- [Objective]: Give a verbatim copy of the lines below, minus the pictures.

- [Material]:
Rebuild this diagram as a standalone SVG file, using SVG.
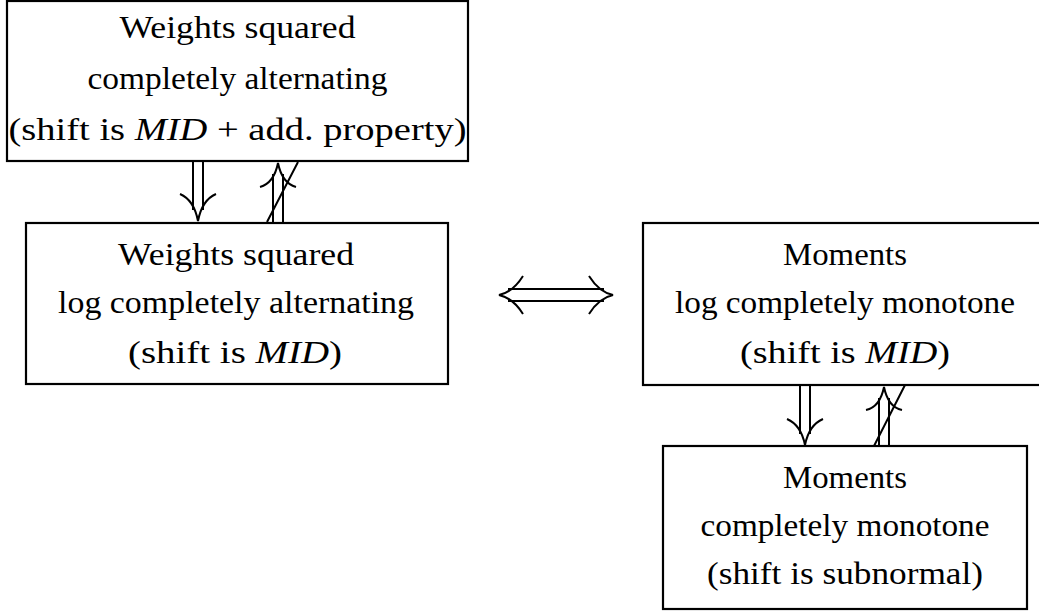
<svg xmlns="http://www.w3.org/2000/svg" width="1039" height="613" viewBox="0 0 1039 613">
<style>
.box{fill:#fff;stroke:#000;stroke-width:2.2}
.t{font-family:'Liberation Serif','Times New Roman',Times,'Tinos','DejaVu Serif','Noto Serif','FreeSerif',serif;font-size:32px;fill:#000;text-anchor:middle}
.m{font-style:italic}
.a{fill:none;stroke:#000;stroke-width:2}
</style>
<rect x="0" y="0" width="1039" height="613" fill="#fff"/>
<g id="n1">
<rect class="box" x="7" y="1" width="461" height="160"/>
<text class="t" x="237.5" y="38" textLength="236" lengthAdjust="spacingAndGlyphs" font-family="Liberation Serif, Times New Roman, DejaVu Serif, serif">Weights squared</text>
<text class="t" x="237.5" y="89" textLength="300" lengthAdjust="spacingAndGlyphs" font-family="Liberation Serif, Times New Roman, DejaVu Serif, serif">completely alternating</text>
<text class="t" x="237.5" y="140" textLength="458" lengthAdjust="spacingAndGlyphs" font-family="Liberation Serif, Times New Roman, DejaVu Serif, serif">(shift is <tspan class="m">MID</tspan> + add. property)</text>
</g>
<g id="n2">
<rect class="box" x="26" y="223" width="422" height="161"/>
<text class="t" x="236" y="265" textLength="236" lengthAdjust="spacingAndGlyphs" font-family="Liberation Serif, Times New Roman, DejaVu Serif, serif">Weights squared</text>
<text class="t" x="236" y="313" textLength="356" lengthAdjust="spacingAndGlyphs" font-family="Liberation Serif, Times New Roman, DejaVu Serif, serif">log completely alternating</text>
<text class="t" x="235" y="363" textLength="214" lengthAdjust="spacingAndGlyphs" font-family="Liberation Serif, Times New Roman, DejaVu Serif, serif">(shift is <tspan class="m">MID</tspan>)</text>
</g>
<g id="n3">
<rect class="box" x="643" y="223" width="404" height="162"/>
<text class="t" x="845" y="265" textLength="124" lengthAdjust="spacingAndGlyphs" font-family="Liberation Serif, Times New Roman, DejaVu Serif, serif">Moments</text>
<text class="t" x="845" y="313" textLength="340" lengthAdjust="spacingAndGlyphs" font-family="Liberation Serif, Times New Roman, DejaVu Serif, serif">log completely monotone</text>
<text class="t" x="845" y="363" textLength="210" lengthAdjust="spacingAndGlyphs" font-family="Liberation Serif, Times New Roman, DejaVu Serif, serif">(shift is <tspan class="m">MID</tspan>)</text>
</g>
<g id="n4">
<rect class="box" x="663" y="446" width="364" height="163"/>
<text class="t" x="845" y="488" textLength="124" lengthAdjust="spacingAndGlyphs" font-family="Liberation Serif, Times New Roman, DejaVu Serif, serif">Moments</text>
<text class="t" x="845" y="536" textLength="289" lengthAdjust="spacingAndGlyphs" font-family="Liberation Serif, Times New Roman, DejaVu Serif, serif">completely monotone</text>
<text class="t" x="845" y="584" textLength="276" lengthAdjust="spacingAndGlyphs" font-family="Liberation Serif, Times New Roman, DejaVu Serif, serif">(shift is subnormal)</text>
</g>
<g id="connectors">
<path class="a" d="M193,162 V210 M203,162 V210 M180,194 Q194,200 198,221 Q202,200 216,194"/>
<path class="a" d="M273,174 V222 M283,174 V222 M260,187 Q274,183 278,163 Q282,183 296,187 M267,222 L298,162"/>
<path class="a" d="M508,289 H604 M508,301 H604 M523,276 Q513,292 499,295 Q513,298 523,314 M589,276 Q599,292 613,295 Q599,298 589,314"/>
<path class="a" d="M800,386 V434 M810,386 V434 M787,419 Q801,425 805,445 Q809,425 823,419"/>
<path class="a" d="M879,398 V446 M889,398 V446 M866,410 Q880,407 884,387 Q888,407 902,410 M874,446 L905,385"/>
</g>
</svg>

- [Solution for this exercise]:
Rebuild this diagram as a standalone SVG file, using SVG.
<svg xmlns="http://www.w3.org/2000/svg" width="1039" height="613" viewBox="0 0 1039 613">
<style>
.box{fill:#fff;stroke:#000;stroke-width:2.2}
.t{font-family:'Liberation Serif','Times New Roman',Times,'Tinos','DejaVu Serif','Noto Serif','FreeSerif',serif;font-size:32px;fill:#000;text-anchor:middle}
.m{font-style:italic}
.a{fill:none;stroke:#000;stroke-width:2}
</style>
<rect x="0" y="0" width="1039" height="613" fill="#fff"/>
<g id="n1">
<rect class="box" x="7" y="1" width="461" height="160"/>
<text class="t" x="237.5" y="38" textLength="236" lengthAdjust="spacingAndGlyphs" font-family="Liberation Serif, Times New Roman, DejaVu Serif, serif">Weights squared</text>
<text class="t" x="237.5" y="89" textLength="300" lengthAdjust="spacingAndGlyphs" font-family="Liberation Serif, Times New Roman, DejaVu Serif, serif">completely alternating</text>
<text class="t" x="237.5" y="140" textLength="458" lengthAdjust="spacingAndGlyphs" font-family="Liberation Serif, Times New Roman, DejaVu Serif, serif">(shift is <tspan class="m">MID</tspan> + add. property)</text>
</g>
<g id="n2">
<rect class="box" x="26" y="223" width="422" height="161"/>
<text class="t" x="236" y="265" textLength="236" lengthAdjust="spacingAndGlyphs" font-family="Liberation Serif, Times New Roman, DejaVu Serif, serif">Weights squared</text>
<text class="t" x="236" y="313" textLength="356" lengthAdjust="spacingAndGlyphs" font-family="Liberation Serif, Times New Roman, DejaVu Serif, serif">log completely alternating</text>
<text class="t" x="235" y="363" textLength="214" lengthAdjust="spacingAndGlyphs" font-family="Liberation Serif, Times New Roman, DejaVu Serif, serif">(shift is <tspan class="m">MID</tspan>)</text>
</g>
<g id="n3">
<rect class="box" x="643" y="223" width="404" height="162"/>
<text class="t" x="845" y="265" textLength="124" lengthAdjust="spacingAndGlyphs" font-family="Liberation Serif, Times New Roman, DejaVu Serif, serif">Moments</text>
<text class="t" x="845" y="313" textLength="340" lengthAdjust="spacingAndGlyphs" font-family="Liberation Serif, Times New Roman, DejaVu Serif, serif">log completely monotone</text>
<text class="t" x="845" y="363" textLength="210" lengthAdjust="spacingAndGlyphs" font-family="Liberation Serif, Times New Roman, DejaVu Serif, serif">(shift is <tspan class="m">MID</tspan>)</text>
</g>
<g id="n4">
<rect class="box" x="663" y="446" width="364" height="163"/>
<text class="t" x="845" y="488" textLength="124" lengthAdjust="spacingAndGlyphs" font-family="Liberation Serif, Times New Roman, DejaVu Serif, serif">Moments</text>
<text class="t" x="845" y="536" textLength="289" lengthAdjust="spacingAndGlyphs" font-family="Liberation Serif, Times New Roman, DejaVu Serif, serif">completely monotone</text>
<text class="t" x="845" y="584" textLength="276" lengthAdjust="spacingAndGlyphs" font-family="Liberation Serif, Times New Roman, DejaVu Serif, serif">(shift is subnormal)</text>
</g>
<g id="connectors">
<path class="a" d="M193,162 V210 M203,162 V210 M180,194 Q194,200 198,221 Q202,200 216,194"/>
<path class="a" d="M273,174 V222 M283,174 V222 M260,187 Q274,183 278,163 Q282,183 296,187 M267,222 L298,162"/>
<path class="a" d="M508,289 H604 M508,301 H604 M523,276 Q513,292 499,295 Q513,298 523,314 M589,276 Q599,292 613,295 Q599,298 589,314"/>
<path class="a" d="M800,386 V434 M810,386 V434 M787,419 Q801,425 805,445 Q809,425 823,419"/>
<path class="a" d="M879,398 V446 M889,398 V446 M866,410 Q880,407 884,387 Q888,407 902,410 M874,446 L905,385"/>
</g>
</svg>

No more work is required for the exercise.